Design the new pipeline - Githubissues

e-mission / e-mission-docs

Repository for docs and issues. If you need help, please file an issue here. Public conversations are better for open source projects than private email.

https://e-mission.readthedocs.io/en/latest

BSD 3-Clause "New" or "Revised" License

15 stars 34 forks source link

Design the new pipeline #262

Open shankari opened 7 years ago

shankari commented 7 years ago

This issue documents the design discussion and choices for updating the mode inference pipeline to the new data model.

shankari commented 7 years ago

Design goals:

Separate model building and model application steps
Seed model building from old-style (Moves) data
Support multiple models in parallel

shankari commented 7 years ago

Both 1. and 2. from https://github.com/e-mission/e-mission-server/issues/508#issuecomment-314966304 imply that we should save the model and re-load it. We can use either standard pickle or jsonpickle to convert the model to json (with the caveat that it is custom to a particular version of scikit-learn)

But how should we store these models?

Store to disk
Store to database

Once we move to user-specific models, we can store them to the database. In fact, if we generate models periodically, we might want to store the history of them in the database. But right now, since we don't allow users to edit/confirm modes, we will start with the seed model built from old-style (Moves) data in the Backup and Section databases. Since we don't generate any more Moves-style data, this model will never change.

So should it be stored on disk?

shankari commented 7 years ago

In order to answer that question, we need to think about how the seed database will be

Another thing to note is that we may want to continue to use the old-style (Moves) data until we build up a critical mass of new data. I just checked, and it is 14104 + 7439 = 21543 entries, which is pretty good. It looks like we can combine random forest models https://stackoverflow.com/questions/28489667/combining-random-forest-models-in-scikit-learn Not sure about other models from scikit-learn.
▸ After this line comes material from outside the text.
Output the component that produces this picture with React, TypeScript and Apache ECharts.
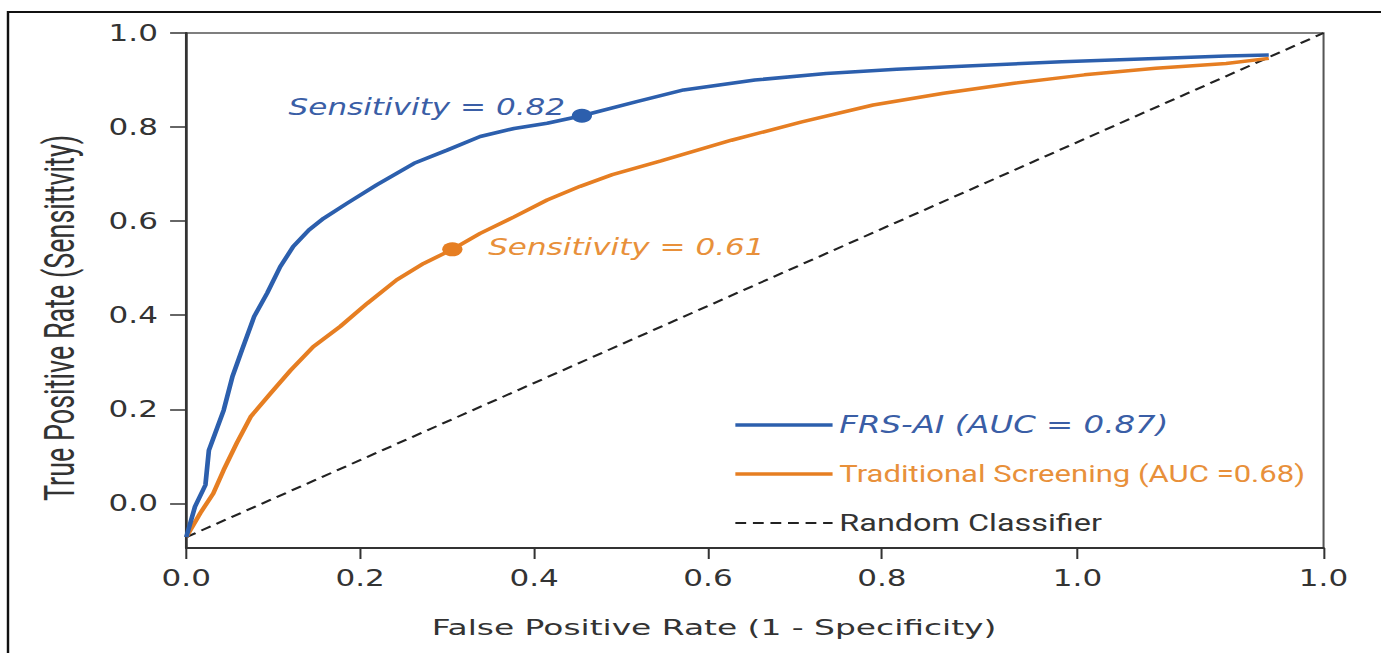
import React, { useEffect, useRef } from "react";
import * as echarts from "echarts";

// ---- data (x in the chart's own false-positive-rate axis units) ----
const SERIES_NAMES = [
  "FRS-AI (AUC = 0.87)",
  "Traditional Screening (AUC =0.68)",
  "Random Classifier",
];

const FRS_AI: number[][] = [
  [0.0, -0.072], [0.01, -0.007], [0.022, 0.039], [0.026, 0.113], [0.043, 0.198],
  [0.053, 0.269], [0.064, 0.326], [0.078, 0.397], [0.093, 0.447], [0.108, 0.503],
  [0.123, 0.546], [0.141, 0.581], [0.158, 0.606], [0.185, 0.638], [0.219, 0.677],
  [0.262, 0.723], [0.3, 0.751], [0.338, 0.78], [0.377, 0.797], [0.415, 0.808],
  [0.455, 0.824], [0.518, 0.854], [0.572, 0.879], [0.654, 0.9], [0.736, 0.914],
  [0.817, 0.923], [0.898, 0.93], [1.007, 0.939], [1.115, 0.946], [1.196, 0.951],
  [1.245, 0.953],
];

const TRADITIONAL: number[][] = [
  [0.0, -0.072], [0.016, -0.021], [0.031, 0.021], [0.043, 0.071], [0.058, 0.128],
  [0.074, 0.184], [0.097, 0.234], [0.12, 0.283], [0.146, 0.333], [0.177, 0.376],
  [0.208, 0.425], [0.242, 0.475], [0.273, 0.51], [0.306, 0.54], [0.338, 0.574],
  [0.377, 0.609], [0.415, 0.645], [0.453, 0.674], [0.49, 0.699], [0.546, 0.728],
  [0.627, 0.772], [0.708, 0.811], [0.79, 0.847], [0.871, 0.872], [0.952, 0.893],
  [1.033, 0.911], [1.115, 0.925], [1.196, 0.935], [1.245, 0.946],
];

const RANDOM: number[][] = [
  [0.0, -0.072],
  [1.308, 1.0],
];

const FRS_POINT: number[][] = [[0.455, 0.824]];
const TRAD_POINT: number[][] = [[0.306, 0.54]];
const FRS_NOTE = "Sensitivity = 0.82";
const TRAD_NOTE = "Sensitivity = 0.61";

const X_MIN = 0;
const X_MAX = 1.308;
const Y_MIN = -0.095;
const Y_MAX = 1.0;
const X_TICKS = [0, 0.2, 0.4, 0.6, 0.8, 1.025, 1.308];
const Y_TICKS = [0, 0.2, 0.4, 0.6, 0.8, 1.0];

const X_TITLE = "False Positive Rate (1 - Specificity)";
const Y_TITLE = "True Positive Rate (Sensittvity)";

// ---- layout ----
const STRETCH = 1.35;
const PAGE_W = 1381;
const PAGE_H = 653;
const W = PAGE_W / STRETCH;

const BLUE = "#2c5fad";
const ORANGE = "#e67e22";
const BLUE_TEXT = "#3a5ea6";
const ORANGE_TEXT = "#e8903a";
const DARK = "#333333";

export default function App() {
  const ref = useRef<HTMLDivElement>(null);

  useEffect(() => {
    if (!ref.current) return;
    document.body.style.overflow = "hidden";
    const chart = echarts.init(ref.current, undefined, { renderer: "svg" });

    const option: any = {
      animation: false,
      backgroundColor: "#ffffff",
      textStyle: { fontFamily: "DejaVu Sans" },
      grid: {
        left: 138,
        right: W - 1323.5 / STRETCH,
        top: 33,
        bottom: PAGE_H - 548,
        containLabel: false,
        outerBoundsMode: "none",
        show: true,
        borderColor: "#555",
        borderWidth: 1.5,
        backgroundColor: "transparent",
      },
      xAxis: {
        type: "value",
        min: X_MIN,
        max: X_MAX,
        axisLine: { show: true, onZero: false, lineStyle: { color: DARK, width: 2 } },
        axisTick: {
          show: true,
          length: 11,
          customValues: X_TICKS,
          lineStyle: { color: DARK, width: 1.5 },
        },
        axisLabel: {
          customValues: X_TICKS,
          formatter: (v: number) => (v > 1 ? "1.0" : v.toFixed(1)),
          margin: 18,
          color: DARK,
          fontFamily: "DejaVu Sans",
          fontSize: 23,
        },
        splitLine: { show: false },
      },
      yAxis: {
        type: "value",
        min: Y_MIN,
        max: Y_MAX,
        axisLine: { show: true, onZero: false, lineStyle: { color: DARK, width: 2 } },
        axisTick: {
          show: true,
          length: 12,
          customValues: Y_TICKS,
          lineStyle: { color: DARK, width: 1.5 },
        },
        axisLabel: {
          customValues: Y_TICKS,
          formatter: (v: number) => v.toFixed(1),
          margin: 21,
          color: DARK,
          fontFamily: "DejaVu Sans",
          fontSize: 23,
        },
        splitLine: { show: false },
      },
      legend: {
        orient: "vertical",
        left: 733 / STRETCH,
        top: 412,
        padding: 0,
        itemWidth: 72,
        itemHeight: 14,
        itemGap: 23,
        itemStyle: { opacity: 0 },
        data: [
          {
            name: SERIES_NAMES[0],
            itemStyle: { opacity: 0 },
            lineStyle: { width: 3.5 },
            textStyle: {
              color: BLUE_TEXT,
              fontStyle: "italic",
              fontFamily: "DejaVu Sans",
              fontSize: 24,
              lineHeight: 26,
            },
          },
          {
            name: SERIES_NAMES[1],
            itemStyle: { opacity: 0 },
            lineStyle: { width: 3.5 },
            textStyle: {
              color: ORANGE_TEXT,
              fontFamily: "Roboto",
              fontSize: 23,
              lineHeight: 26,
            },
          },
          {
            name: SERIES_NAMES[2],
            itemStyle: { opacity: 0 },
            lineStyle: { width: 2 },
            textStyle: {
              color: DARK,
              fontFamily: "Roboto",
              fontSize: 24,
              lineHeight: 26,
            },
          },
        ],
      },
      graphic: [
        {
          type: "rect",
          shape: { x: 8 / STRETCH, y: 12, width: 1500, height: 800 },
          style: { fill: "none", stroke: "#111", lineWidth: 1.8 },
          silent: true,
        },
        {
          type: "text",
          x: 60 / STRETCH,
          y: 318,
          rotation: Math.PI / 2,
          scaleX: 0.87,
          style: {
            text: Y_TITLE,
            font: '31px Roboto',
            fill: DARK,
            align: "center",
            verticalAlign: "middle",
          },
          silent: true,
        },
        {
          type: "text",
          x: 714 / STRETCH,
          y: 628,
          scaleX: 1.16,
          style: {
            text: X_TITLE,
            font: '21px "DejaVu Sans"',
            fill: DARK,
            align: "center",
            verticalAlign: "middle",
          },
          silent: true,
        },
      ],
      series: [
        {
          name: SERIES_NAMES[2],
          type: "line",
          data: RANDOM,
          symbol: "none",
          z: 1,
          lineStyle: { color: "#222", width: 2, type: [8, 5] },
          itemStyle: { color: "#222" },
        },
        {
          name: SERIES_NAMES[1],
          type: "line",
          data: TRADITIONAL,
          symbol: "none",
          z: 2,
          lineStyle: { color: ORANGE, width: 3.5 },
          itemStyle: { color: ORANGE },
        },
        {
          name: SERIES_NAMES[0],
          type: "line",
          data: FRS_AI,
          symbol: "none",
          z: 3,
          lineStyle: { color: BLUE, width: 3.5 },
          itemStyle: { color: BLUE },
        },
        {
          name: "frs-point",
          type: "scatter",
          data: FRS_POINT,
          symbol: "circle",
          symbolSize: [15, 14],
          z: 4,
          itemStyle: { color: BLUE, opacity: 1 },
          label: {
            show: true,
            position: "left",
            distance: 5,
            offset: [0, -9],
            formatter: FRS_NOTE,
            color: BLUE_TEXT,
            fontStyle: "italic",
            fontFamily: "DejaVu Sans",
            fontSize: 23,
          },
        },
        {
          name: "trad-point",
          type: "scatter",
          data: TRAD_POINT,
          symbol: "circle",
          symbolSize: [15, 14],
          z: 4,
          itemStyle: { color: ORANGE, opacity: 1 },
          label: {
            show: true,
            position: "right",
            distance: 19,
            offset: [0, -2],
            formatter: TRAD_NOTE,
            color: ORANGE_TEXT,
            fontStyle: "italic",
            fontFamily: "DejaVu Sans",
            fontSize: 23,
          },
        },
      ],
    };

    chart.setOption(option);
    return () => {
      chart.dispose();
    };
  }, []);

  return (
    <div
      ref={ref}
      style={{
        position: "absolute",
        left: 0,
        top: 0,
        width: W,
        height: PAGE_H,
        transform: `scaleX(${STRETCH})`,
        transformOrigin: "0 0",
        background: "#fff",
      }}
    />
  );
}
So the options for seeding are:

Read saved model + combine with newly created model = combined model
Read old data + combine with new data = combined model

Both of those seem reasonable, but 1. seems slightly better because then we can export the model as a seed for other server instances without sharing the raw data.
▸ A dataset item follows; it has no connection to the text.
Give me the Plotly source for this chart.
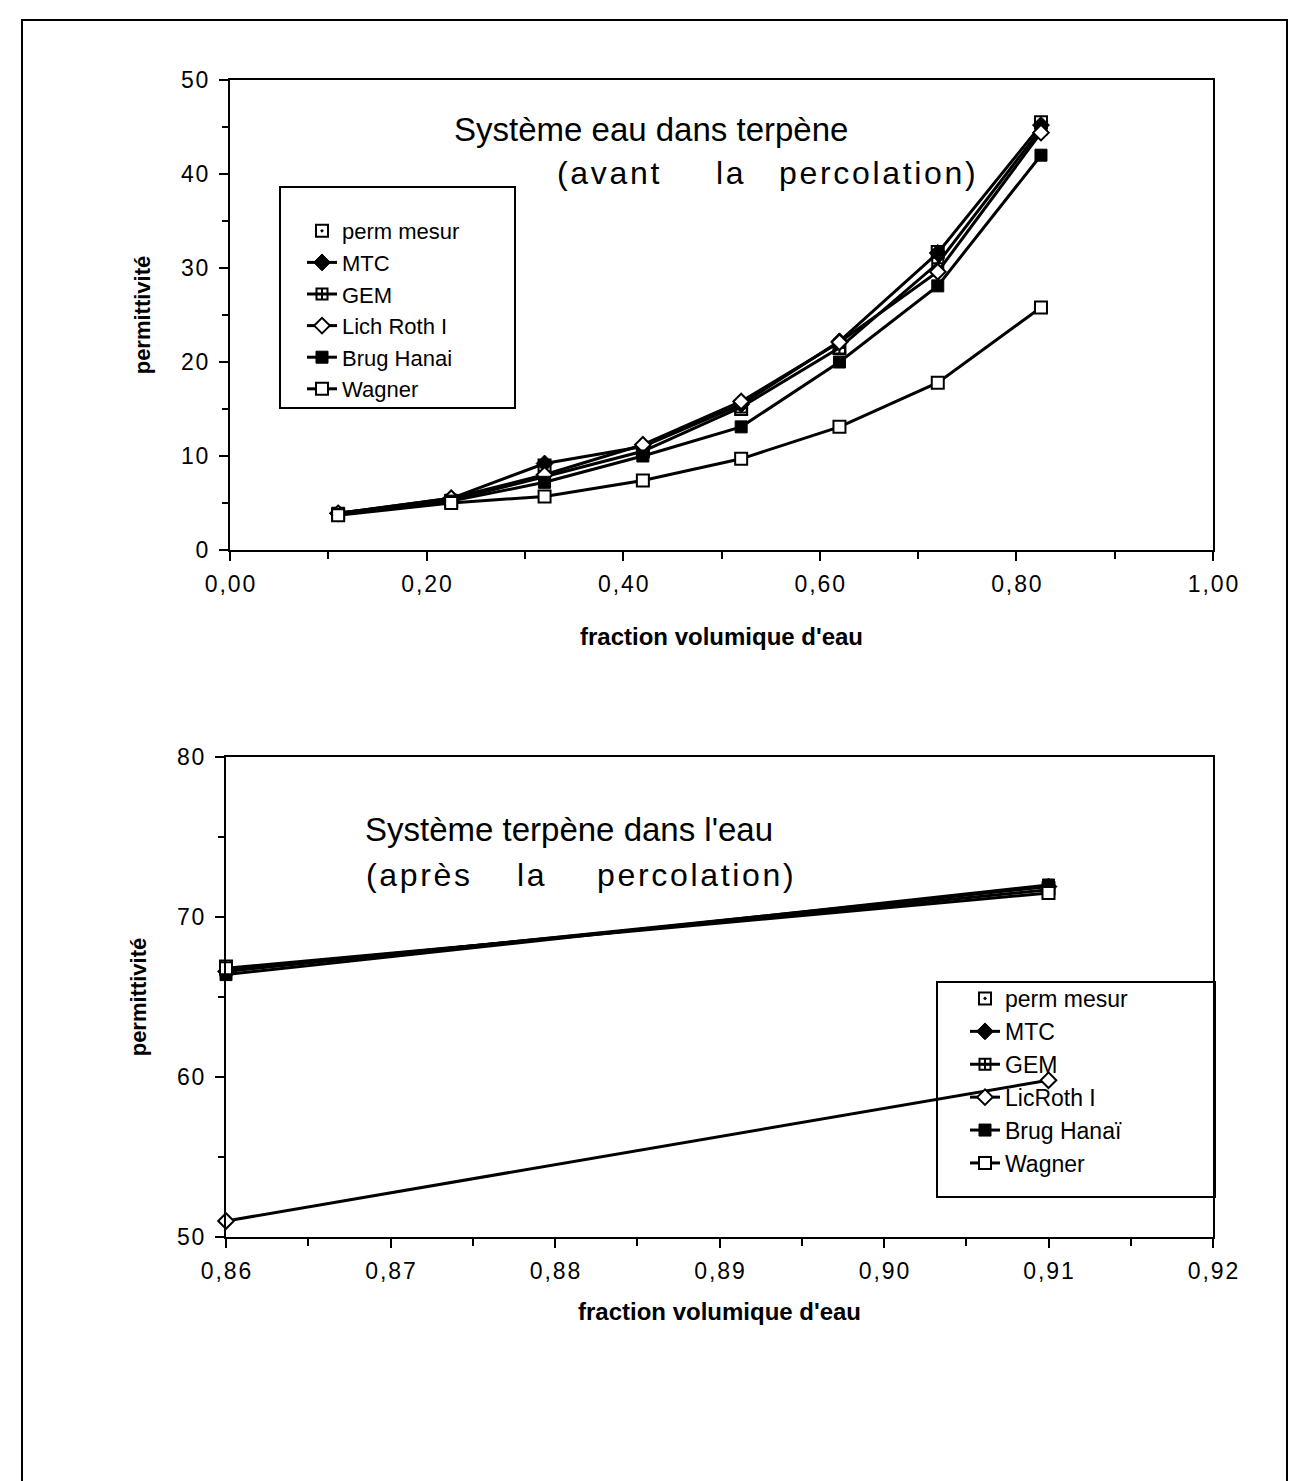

shankari commented 7 years ago

ok, so given that we are going with 1. from https://github.com/e-mission/e-mission-server/issues/508#issuecomment-314968818, we will really have a static seed model and can store it however we want. I'm tempted to store it in a file in the current directory, just to keep things simple.

shankari commented 7 years ago

Saved it as 'seed_model.json' (https://github.com/e-mission/e-mission-server/commit/1149631d80bd967dcf85f4a30fc998c6e01fe16d)

shankari commented 7 years ago

Note also that the current pipeline only loads the backup data if there is insufficient "new" data. But the backup data is ~ 1/3rd of the total (7439 / 21543 = .3453) and it seems sad to lose it. Seems like it would be good to support both.

Again, there are two ways of doing this:

Copy all confirmed sections into one "training set" database
Support loading from two databases

Option 2. appears to be the least work at this time, although we may want to revisit this once we start experiments on the analysis.

shankari commented 7 years ago

Now we move on to the real pipeline. The current code can be broadly divided into:

extract features
model
infer

We can split these into three files corresponding to those stages, but really, they are specific to this algorithm (aggregate random forest with a specific set of features). Other algorithms will have potentially have different implementations of each of them.

Let's just do this for one algorithm first and then extend to multiple algorithms in a later step. Note that we will need to generate seed models for each of the other algorithms as well, so its good to do that in a separate step.

shankari commented 7 years ago

ok so now that we are building the real pipeline, we need to figure out how to store the newly created models. The plan from https://github.com/e-mission/e-mission-server/issues/508#issuecomment-314966462 was to store periodically generated models to the database.

It is fairly clear how to do this for user-specific models, but not for generic models that are built on aggregate data. Our timeseries is all focused on users, and our aggregate is simply a query across users.

shankari commented 7 years ago

Basically, we need to create a new non-user-specific timeseries. We can do this in at least three ways:

use the None user_id
create a specific tag that represents no user
create a separate database for non-user-specific entries

The easiest option is probably (2). The most principled option is probably (3). As long as we can get the interface right, there isn't much to choose between the options.

shankari commented 7 years ago

Last thing we need to figure out to finish the new model building part is to decide how we will store the confirmed values. That will allow us to query sections that have been confirmed.

shankari commented 7 years ago

We haven't yet figured out what kinds of edits we want to do, so this is a bit tricky. But in order to move past this really complicated issue, I am going to assume that we only support mode edits/confirmations. We will represent this using a manual/confirm_mode type entry.